The writing isn’t the best and she rambles a bit, however, it is interesting to see the story from her perspective. I can’t say that I would have had the wool pulled over my eyes the way she did. Way too many red flags.
not my favorite read. I felt like all I was reading about was all the cool things these people had done with “their millions” and the explanation of how Gerry actually pulled of his scheme was told in few sentences. I felt, the book had no substance…
Rich, white lady loses it all, and spends a whole book humble bragging about it and name dropping all her luxe faves. I’m not sure how she didn’t have an inkling about her husband’s business (too much money in her eyes maybe?), but it’s hard to feel too sorry for her.
Really poorly written but the story was one that interested me… that said, it was super repetitive and essentially an essay on why Jennifer is innocent. Nothing much to it.
I didn't love this book too much. I found it a little speculative.
In fact, I am not even sure if the millions are truly missing. This book could have just been a big ruse to try to put to bed that she has no idea where the millions are!
I was hoping for more details about bitcoin, but this was mostly just a memoir from someone who loved someone who knew about bitcoin.

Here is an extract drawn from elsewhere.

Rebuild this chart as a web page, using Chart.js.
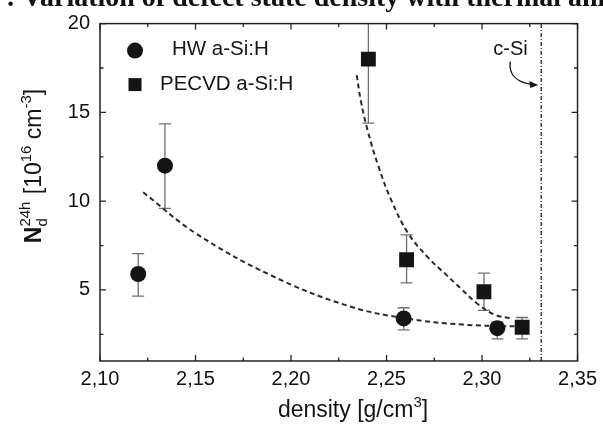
<!DOCTYPE html>
<html>
<head>
<meta charset="utf-8">
<script src="https://cdn.jsdelivr.net/npm/chart.js@4/dist/chart.umd.min.js"></script>
<style>
  html, body { margin: 0; padding: 0; background: #fff; }
  #wrap { position: relative; width: 603px; height: 429px; overflow: hidden; background: #fff; }
  canvas { position: absolute; left: 0; top: 0; }
</style>
</head>
<body>
<div id="wrap"><canvas id="c" width="603" height="429"></canvas></div>
<script>
// ---------- data ----------
const hwDensity  = [2.120, 2.134, 2.259, 2.308];
const hwNd       = [5.9, 12.0, 3.4, 2.85];
const hwErrLow   = [4.65, 9.6, 2.75, 2.25];
const hwErrHigh  = [7.05, 14.35, 4.0, 3.2];

const peDensity  = [2.2405, 2.2605, 2.301, 2.321];
const peNd       = [18.0, 6.7, 4.9, 2.9];
const peErrLow   = [14.4, 5.4, 3.85, 2.25];
const peErrHigh  = [21.6, 8.1, 5.95, 3.45];

const hwFitX = [2.1226, 2.150, 2.190, 2.230, 2.260, 2.290, 2.317];
const hwFitY = [10.5, 8.2, 5.8, 4.1, 3.4, 3.05, 2.95];

const peFitX = [2.2344, 2.2365, 2.2401, 2.2458, 2.2526, 2.2615, 2.2719, 2.2807, 2.2891, 2.2979, 2.3068, 2.3151];
const peFitY = [17.10, 15.68, 13.99, 11.95, 10.03, 8.16, 6.81, 5.91, 5.06, 4.2, 3.6, 3.4];

const cSiDensity = 2.331;

const xTickValues = [2.10, 2.15, 2.20, 2.25, 2.30, 2.35];
const xTickLabels = ['2,10', '2,15', '2,20', '2,25', '2,30', '2,35'];
const xMinorValues = [2.125, 2.175, 2.225, 2.275, 2.325];
const yTickValues = [5, 10, 15, 20];
const yTickLabels = ['5', '10', '15', '20'];
const yMinorValues = [2.5, 7.5, 12.5, 17.5];

const seriesNames = ['HW a-Si:H', 'PECVD a-Si:H'];
const headerText = ': Variation of defect state density with thermal annealing';

// ---------- helpers ----------
const pts = (xs, ys) => xs.map((x, i) => ({ x: x, y: ys[i] }));
const INK = '#141414';
const SANS = "'Liberation Sans', Arial, sans-serif";

const decorPlugin = {
  id: 'decor',
  beforeDatasetsDraw(chart) {
    const { ctx, scales: { x, y }, chartArea: a } = chart;
    ctx.save();
    ctx.beginPath();
    ctx.rect(a.left, a.top, a.right - a.left, a.bottom - a.top);
    ctx.clip();
    ctx.strokeStyle = '#707070';
    ctx.lineWidth = 1.3;
    const cap = 6;
    const drawErr = (xs, lo, hi) => {
      xs.forEach((xv, i) => {
        const px = x.getPixelForValue(xv);
        const pl = y.getPixelForValue(lo[i]);
        const ph = y.getPixelForValue(hi[i]);
        ctx.beginPath();
        ctx.moveTo(px, pl); ctx.lineTo(px, ph);
        ctx.moveTo(px - cap, pl); ctx.lineTo(px + cap, pl);
        ctx.moveTo(px - cap, ph); ctx.lineTo(px + cap, ph);
        ctx.stroke();
      });
    };
    drawErr(hwDensity, hwErrLow, hwErrHigh);
    drawErr(peDensity, peErrLow, peErrHigh);
    ctx.restore();
  },
  afterDraw(chart) {
    const { ctx, scales: { x, y }, chartArea: a } = chart;
    ctx.save();
    // frame
    ctx.strokeStyle = '#222';
    ctx.lineWidth = 1.5;
    ctx.strokeRect(a.left, a.top, a.right - a.left, a.bottom - a.top);
    // inward ticks on all four sides
    ctx.lineWidth = 1.3;
    const tick = (vals, len, horiz) => {
      vals.forEach(v => {
        ctx.beginPath();
        if (horiz) {
          const p = x.getPixelForValue(v);
          ctx.moveTo(p, a.bottom); ctx.lineTo(p, a.bottom - len);
          ctx.moveTo(p, a.top); ctx.lineTo(p, a.top + len);
        } else {
          const p = y.getPixelForValue(v);
          ctx.moveTo(a.left, p); ctx.lineTo(a.left + len, p);
          ctx.moveTo(a.right, p); ctx.lineTo(a.right - len, p);
        }
        ctx.stroke();
      });
    };
    tick(xTickValues, 6, true);
    tick(xMinorValues, 3.5, true);
    tick(yTickValues, 6, false);
    tick(yMinorValues, 3.5, false);

    // legend
    ctx.fillStyle = INK;
    ctx.beginPath();
    ctx.arc(a.left + 35, a.top + 27, 8, 0, Math.PI * 2);
    ctx.fill();
    ctx.fillRect(a.left + 35 - 6.5, a.top + 61 - 6.5, 13, 13);
    ctx.font = '20.5px ' + SANS;
    ctx.textBaseline = 'middle';
    ctx.textAlign = 'left';
    ctx.fillText(seriesNames[0], a.left + 72, a.top + 26);
    ctx.fillText(seriesNames[1], a.left + 60, a.top + 61);

    // c-Si annotation
    const lx = x.getPixelForValue(cSiDensity);
    ctx.font = '20px ' + SANS;
    ctx.fillText('c-Si', lx - 48, a.top + 26);
    ctx.strokeStyle = INK;
    ctx.lineWidth = 1.4;
    const ax0 = lx - 31, ay0 = a.top + 38;
    const ax1 = lx - 5, ay1 = a.top + 61;
    ctx.beginPath();
    ctx.moveTo(ax0, ay0);
    ctx.bezierCurveTo(ax0 - 2, ay0 + 14, ax0 + 8, ay1 - 2, ax1 - 4, ay1);
    ctx.stroke();
    ctx.beginPath();
    ctx.moveTo(ax1 + 2, ay1 + 0.5);
    ctx.lineTo(ax1 - 7, ay1 - 3.5);
    ctx.lineTo(ax1 - 6, ay1 + 3.5);
    ctx.closePath();
    ctx.fill();

    // x axis title
    ctx.textBaseline = 'alphabetic';
    const big = 23, small = 15;
    ctx.font = big + 'px ' + SANS;
    const t1 = 'density [g/cm', t2 = '3', t3 = ']';
    const w1 = ctx.measureText(t1).width, w3 = ctx.measureText(t3).width;
    ctx.font = small + 'px ' + SANS;
    const w2 = ctx.measureText(t2).width;
    let sx = 353 - (w1 + w2 + w3) / 2;
    const by = 417;
    ctx.font = big + 'px ' + SANS;
    ctx.fillText(t1, sx, by); sx += w1;
    ctx.font = small + 'px ' + SANS;
    ctx.fillText(t2, sx, by - 10); sx += w2;
    ctx.font = big + 'px ' + SANS;
    ctx.fillText(t3, sx, by);

    // y axis title (rotated)
    ctx.save();
    ctx.translate(41, 0);
    ctx.rotate(-Math.PI / 2);
    const parts = [
      { t: 'N', f: 23, dy: 0, bold: true },
      { t: 'd', f: 15, dy: 6, stack: '24h' },
      { t: ' [10', f: 23, dy: 0 },
      { t: '16', f: 15, dy: -10 },
      { t: ' cm', f: 23, dy: 0 },
      { t: '-3', f: 15, dy: -10 },
      { t: ']', f: 23, dy: 0 }
    ];
    let total = 0;
    parts.forEach(p => {
      ctx.font = (p.bold ? 'bold ' : '') + p.f + 'px ' + SANS;
      let w = ctx.measureText(p.t).width;
      if (p.stack) w = Math.max(w, ctx.measureText(p.stack).width);
      p.w = w + (p.stack ? 1 : 0);
      total += p.w;
    });
    let cx = -166 - total / 2;
    parts.forEach(p => {
      ctx.font = (p.bold ? 'bold ' : '') + p.f + 'px ' + SANS;
      ctx.fillText(p.t, cx, p.dy);
      if (p.stack) ctx.fillText(p.stack, cx, -11);
      cx += p.w;
    });
    ctx.restore();

    // header text cut off at the top
    ctx.font = "bold 28px 'Liberation Serif', 'Times New Roman', serif";
    ctx.fillStyle = '#111';
    ctx.fillText(headerText, 6, 6);
    ctx.restore();
  }
};

new Chart(document.getElementById('c'), {
  type: 'scatter',
  data: {
    datasets: [
      {
        label: seriesNames[0],
        data: pts(hwDensity, hwNd),
        pointStyle: 'circle',
        pointRadius: 8,
        backgroundColor: INK,
        borderColor: INK,
        borderWidth: 0,
        order: 1
      },
      {
        label: seriesNames[1],
        data: pts(peDensity, peNd),
        pointStyle: 'rect',
        pointRadius: 10.5,
        backgroundColor: INK,
        borderColor: INK,
        borderWidth: 0,
        order: 1
      },
      {
        label: 'HW fit',
        data: pts(hwFitX, hwFitY),
        showLine: true,
        pointRadius: 0,
        borderColor: '#2a2a2a',
        borderWidth: 2,
        borderDash: [5, 3.5],
        tension: 0.4,
        order: 2
      },
      {
        label: 'PECVD fit',
        data: pts(peFitX, peFitY),
        showLine: true,
        pointRadius: 0,
        borderColor: '#2a2a2a',
        borderWidth: 2,
        borderDash: [5, 3.5],
        tension: 0.4,
        order: 2
      },
      {
        label: 'c-Si',
        data: [{ x: cSiDensity, y: 1 }, { x: cSiDensity, y: 20 }],
        showLine: true,
        pointRadius: 0,
        borderColor: '#333',
        borderWidth: 1.4,
        borderDash: [4, 2, 1, 2],
        order: 3
      }
    ]
  },
  options: {
    responsive: false,
    animation: false,
    devicePixelRatio: 1,
    layout: { padding: { top: 23.6, right: 23, left: 0, bottom: 0 } },
    plugins: { legend: { display: false }, tooltip: { enabled: false }, title: { display: false } },
    scales: {
      x: {
        type: 'linear',
        min: 2.10,
        max: 2.35,
        afterBuildTicks: s => { s.ticks = xTickValues.map(v => ({ value: v })); },
        afterFit: s => { s.height = 68; },
        grid: { display: false, drawTicks: false },
        border: { display: false },
        ticks: {
          callback: (v, i) => xTickLabels[i],
          font: { family: SANS, size: 20 },
          color: '#111',
          padding: 6,
          maxRotation: 0,
          autoSkip: false
        }
      },
      y: {
        type: 'linear',
        min: 1,
        max: 20,
        afterBuildTicks: s => { s.ticks = yTickValues.map(v => ({ value: v })); },
        afterFit: s => { s.width = 100; },
        grid: { display: false, drawTicks: false },
        border: { display: false },
        ticks: {
          callback: (v, i) => yTickLabels[i],
          font: { family: SANS, size: 20 },
          color: '#111',
          padding: 10,
          autoSkip: false
        }
      }
    }
  },
  plugins: [decorPlugin]
});
</script>
</body>
</html>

I couldn't put this book down and read it in 2 days. What a strange true story. I don't think we will ever know if the widow actually knew the truth or not. I will now watch the documentary on Netflix.
An astonishing autobiography by Jennifer Robertson - widow of Gerry Cotter, co-founder and CEO of Quadriga, a bitcoin cryptocurrency trading platform. If you read this to better understand the bitcoin world, you will be disappointed - it remains as elusive and mysterious as it always has for me. However, the disastrous fallout when a Ponzi scheme is uncovered after Cotten's death, and the ultimate impact to unknowing widow Jennifer, is a story to be read and understood. Reads like a thriller- hard to imagine this happening in quiet Canada.